In her role as Tea Leoni’s mother in James L. Brooks’ Spanglish (Columbia, 12.17), Cloris Leachman has all the great hilarious-obnoxious lines, I’m hearing, and generally knocks it out of the park. “She has all the classic Brooks lines…lines that turn in on themselves,” this guy is saying. “You know, like ‘sometimes having low self-esteem just shows good sense’?” I guess this means Leachman could be one of the five Best Supporting Actress contenders, as mothers with sharp tongues always seem to strike a special chord with people. And to think…Jane Fonda wanted this role for her big comeback vehicle, and she auditioned for it, but Brooks felt she wasn’t right for it. And now Leachman has nailed her best role since The Last Picture Show.
Nothing further on Matt Stone and Trey Parker’s political sympathies needs to be said, but here’s New York Times critic Tony Scott riffing on them anyway: “A number of commentators have discerned a pronounced conservative streak amid the anarchy of South Park, a hypothesis that Team America to some extent confirms. Susan Sarandon, Tim Robbins and other left-leaning movie stars are eviscerated (quite literally — also decapitated, set on fire and eaten by house cats), while right-wing media figures escape derision altogether. It seems likely that [Stone and Parker’s] emphases and omissions reflect a particular point of view.”

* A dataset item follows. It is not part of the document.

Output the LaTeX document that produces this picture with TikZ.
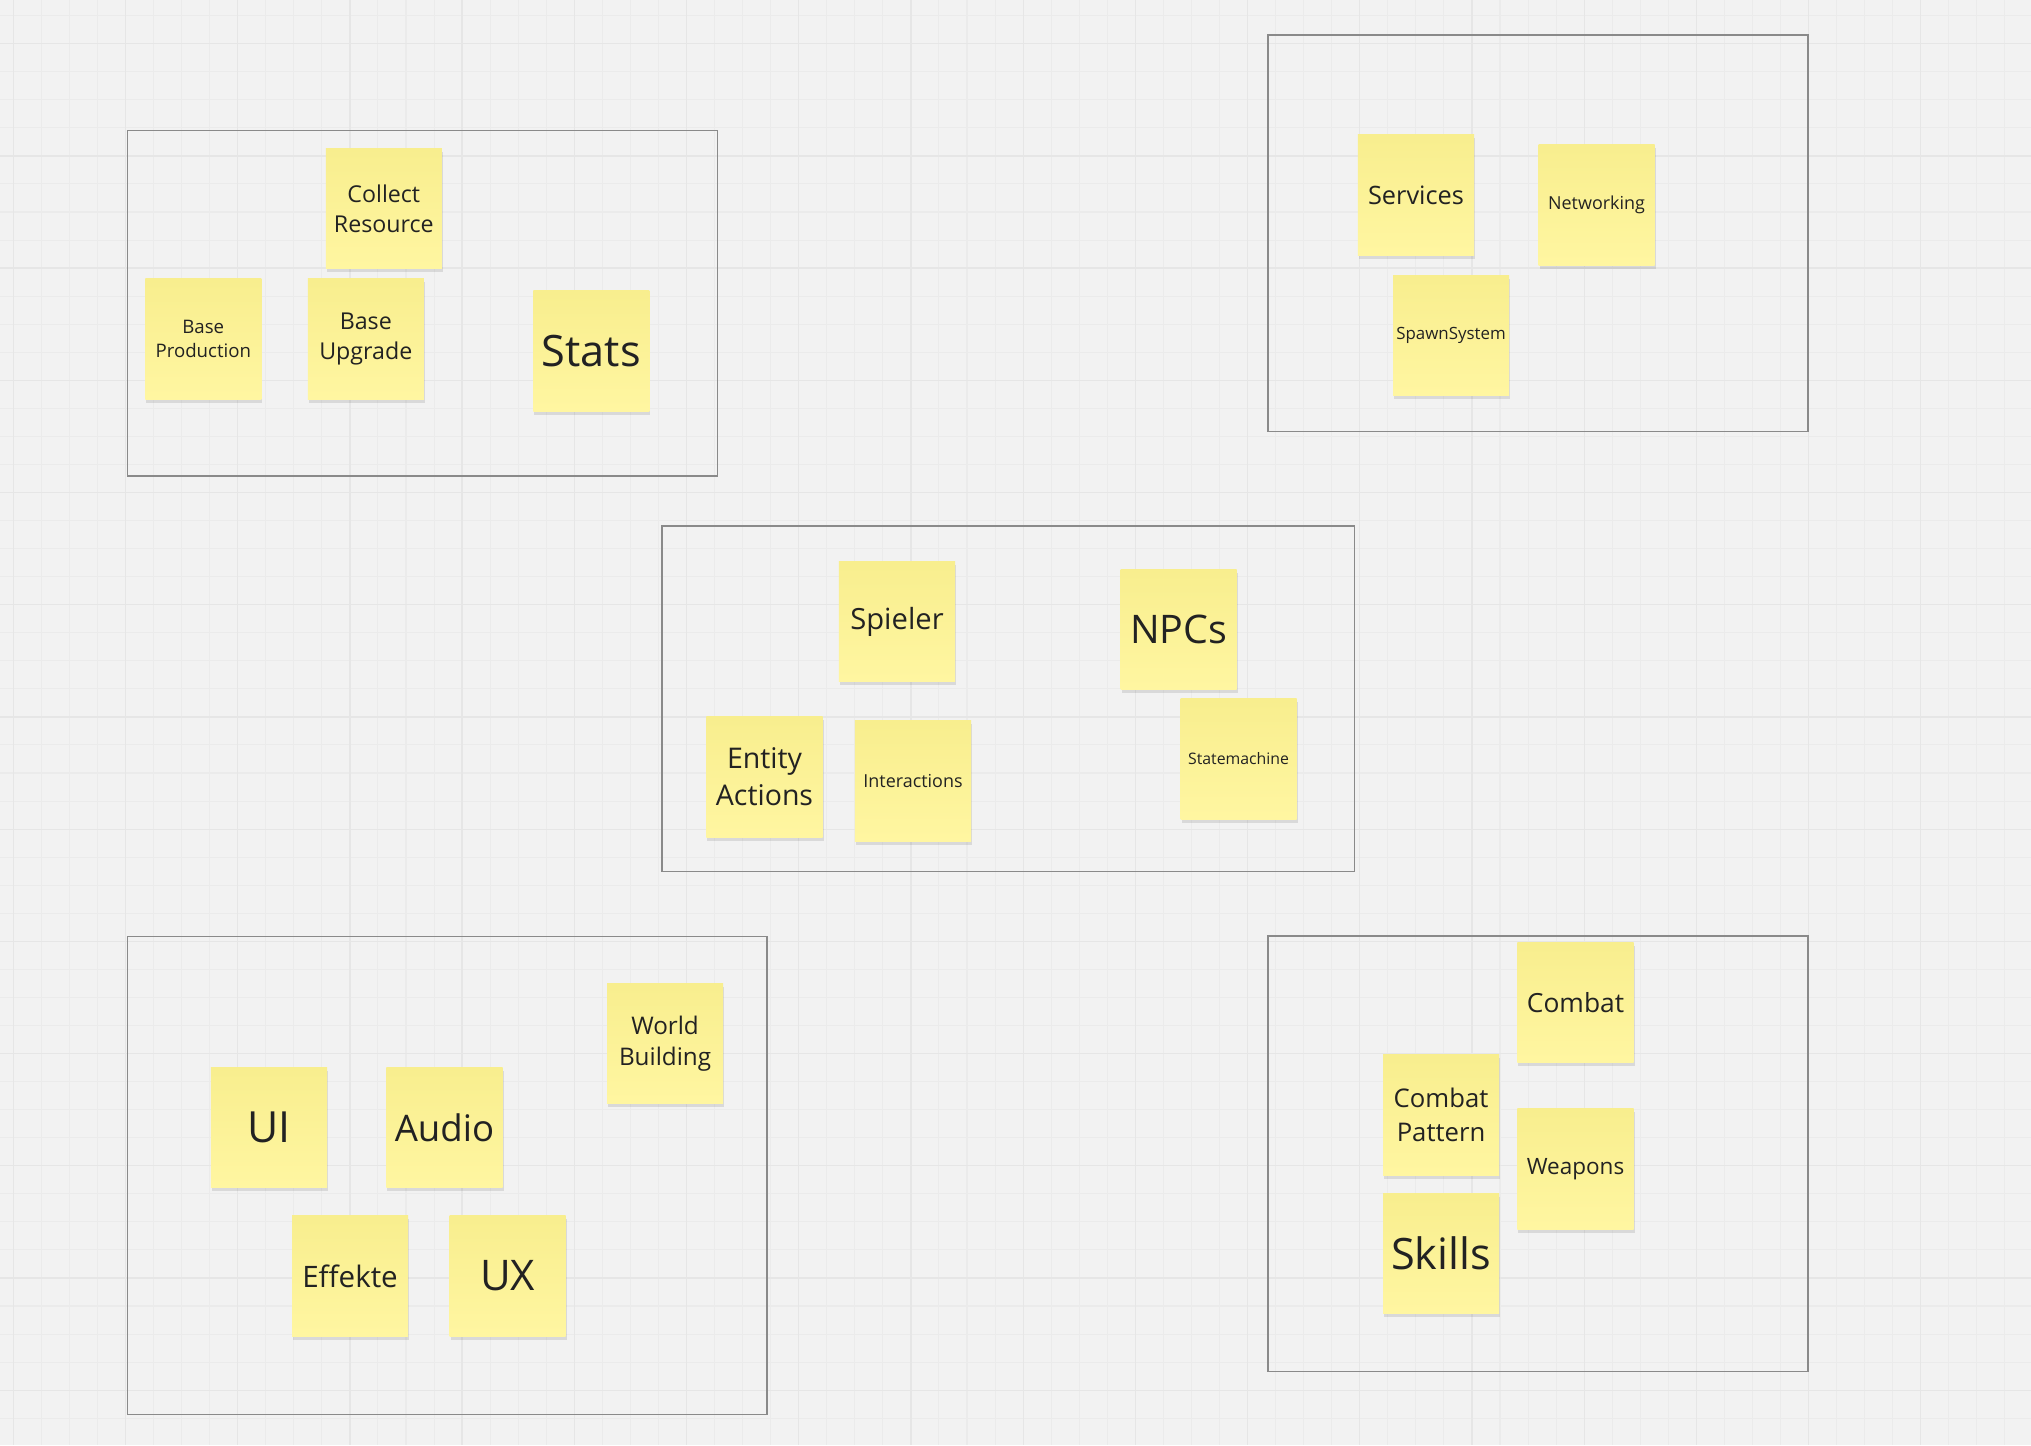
\documentclass[tikz,border=0pt]{standalone}
\usepackage{fontspec}
\setmainfont{Open Sans}
\usepackage{tikz}
\usetikzlibrary{positioning}
\usetikzlibrary{shadows}
\definecolor{boardbg}{HTML}{F2F2F2}
\definecolor{gridlight}{HTML}{EBEBEB}
\definecolor{griddark}{HTML}{E6E6E6}
\definecolor{framegray}{HTML}{8A8A8A}
\definecolor{notetop}{HTML}{F8EE8E}
\definecolor{notebot}{HTML}{FFF6A1}
\definecolor{ink}{HTML}{222222}
\newcommand{\notesize}[1]{\fontsize{#1pt}{\the\dimexpr #1pt*13/10\relax}\selectfont}

\begin{document}
\begin{tikzpicture}[x=0.01cm, y=-0.01cm,
    sticky/.style={rectangle, minimum width=1.16cm, minimum height=1.2cm, inner sep=0pt,
      top color=notetop, bottom color=notebot, text=ink, align=center,
      drop shadow={shadow xshift=0.1mm, shadow yshift=-0.35mm, opacity=0.1, fill=black}},
    txt/.style={font=\notesize{#1}},
    groupframe/.style={draw=framegray, line width=0.4pt},
    gridminor/.style={draw=gridlight, line width=0.3pt},
    gridmajor/.style={draw=griddark, line width=0.35pt}]
    % board
    \fill[boardbg] (0,0) rectangle (2031,1445);
    \useasboundingbox (0,0) rectangle (2031,1445);
    \foreach \k in {0,...,72} \draw[gridminor] ({13.3+28.05*\k},0) -- ({13.3+28.05*\k},1445);
    \foreach \k in {-1,...,50} \draw[gridminor] (0,{43.7+28.05*\k}) -- (2031,{43.7+28.05*\k});
    \foreach \k in {0,...,18} \draw[gridmajor] ({13.3+112.2*\k},0) -- ({13.3+112.2*\k},1445);
    \foreach \k in {0,...,12} \draw[gridmajor] (0,{43.7+112.2*\k}) -- (2031,{43.7+112.2*\k});

    % group frames
    \draw[groupframe] (127.3,130.7) rectangle (717.7,476);
    \draw[groupframe] (1268,35) rectangle (1808,431.7);
    \draw[groupframe] (662,526) rectangle (1354.5,871.7);
    \draw[groupframe] (127.3,936.5) rectangle (767,1414.5);
    \draw[groupframe] (1268,936) rectangle (1808,1371.7);

    % base
    \node[sticky, txt=5.3] (bprod) at (203.3,339) {Base\\Production};
    \node[sticky, txt=6.6] (bup) [right=0.45cm of bprod] {Base\\Upgrade};
    \node[sticky, txt=6.6] (collect) [above=0.09cm of bup, xshift=0.18cm] {Collect\\Resource};
    \node[sticky, txt=12.3] (stats) [right=1.08cm of bup, yshift=-0.12cm] {Stats};

    % backend
    \node[sticky, txt=7.2] (services) at (1416,195) {Services};
    \node[sticky, txt=5.1] (netw) [right=0.63cm of services, yshift=-0.1cm] {Networking};
    \node[sticky, txt=4.8] (spawn) [below=0.19cm of services, xshift=0.35cm] {SpawnSystem};

    % entities
    \node[sticky, txt=8.1] (entity) at (764.5,777) {Entity\\Actions};
    \node[sticky, txt=5.1] (interact) [right=0.31cm of entity, yshift=-0.04cm] {Interactions};
    \node[sticky, txt=8.3] (spieler) [above=0.38cm of interact, xshift=-0.16cm] {Spieler};
    \node[sticky, txt=11.2] (npcs) [right=1.64cm of spieler, yshift=-0.08cm] {NPCs};
    \node[sticky, txt=4.5] (statem) [below=0.08cm of npcs, xshift=0.6cm] {Statemachine};

    % presentation
    \node[sticky, txt=12.2] (ui) at (269,1127.5) {UI};
    \node[sticky, txt=10.4] (audio) [right=0.58cm of ui] {Audio};
    \node[sticky, txt=8.4] (effekte) [below=0.27cm of ui, xshift=0.81cm] {Effekte};
    \node[sticky, txt=12] (ux) [right=0.4cm of effekte] {UX};
    \node[sticky, txt=6.9] (world) [right=1.03cm of audio, yshift=0.84cm] {World\\Building};

    % fighting
    \node[sticky, txt=7.5] (combat) at (1575.5,1002.5) {Combat};
    \node[sticky, txt=6.4] (weapons) [below=0.45cm of combat] {Weapons};
    \node[sticky, txt=7.3] (cpattern) [left=0.17cm of weapons, yshift=0.54cm] {Combat\\Pattern};
    \node[sticky, txt=12.3] (skills) [below=0.17cm of cpattern] {Skills};
\end{tikzpicture}
\end{document}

It was George Bush ’41, not President Bush, who was quoted Friday as having called Michael Moore a “total ass” and “slimeball” for pushing “outrageous…lies about my family” in Fahrenheit 9/11.
A reader named Mark Zeigler says he’s having doubts about my enthusiasm for Sideways (Fox Searchlight, 10.22) because Salon critic Charles Taylor has mostly panned it and called its director-cowriter, Alexander Payne, “a pretentious wiseass.” First, it’s okay for Taylor to trash Sideways. He’s going to feel pretty lonely with that viewpoint, but fine. But second, Zeigler may want to consider what New York Times critic Manohla Dargis has said about the criticism that Payne treats his characters with condescension, which she calls “a puzzling assessment.” She adds that “it’s hard to understand the genesis of this discomfort” except to note that “like Sideways, Payne’s films cut close to the emotional bone and even movie critics can get squirmy when the screen turns into a mirror.” She adds that “since the late 1970’s we have been under the spell of the blockbuster imperative, with its infallible heroes and comic-book morality, a spell that independent film has done little to break. In this light, the emergence of Mr. Payne into the front ranks of American filmmakers isn’t just cause for celebration; it’s a reason for hope.”
Howard Stern said yesterday morning (Friday, 10.15) that Chris Rock’s hosting of the Oscars Awards will be a “disaster.” What he really meant to predict is that Rock will fizzle like David Letterman did. Funny and brilliant as Rock may be, Stern feels he’s too much of an irreverent grenade-tosser to be a hit with the Academy crowd, which takes the Oscars half-seriously and wants more respect and affection from Oscar emcees than Rock is willing or able to provide. I think Stern is wrong, and that Rock will be hilarious — he always is — and that people recognize the Oscar show needs a jolt every now and then. Academy producers were right to finally give the emcee slot to a GenXer — it might pull in younger viewers.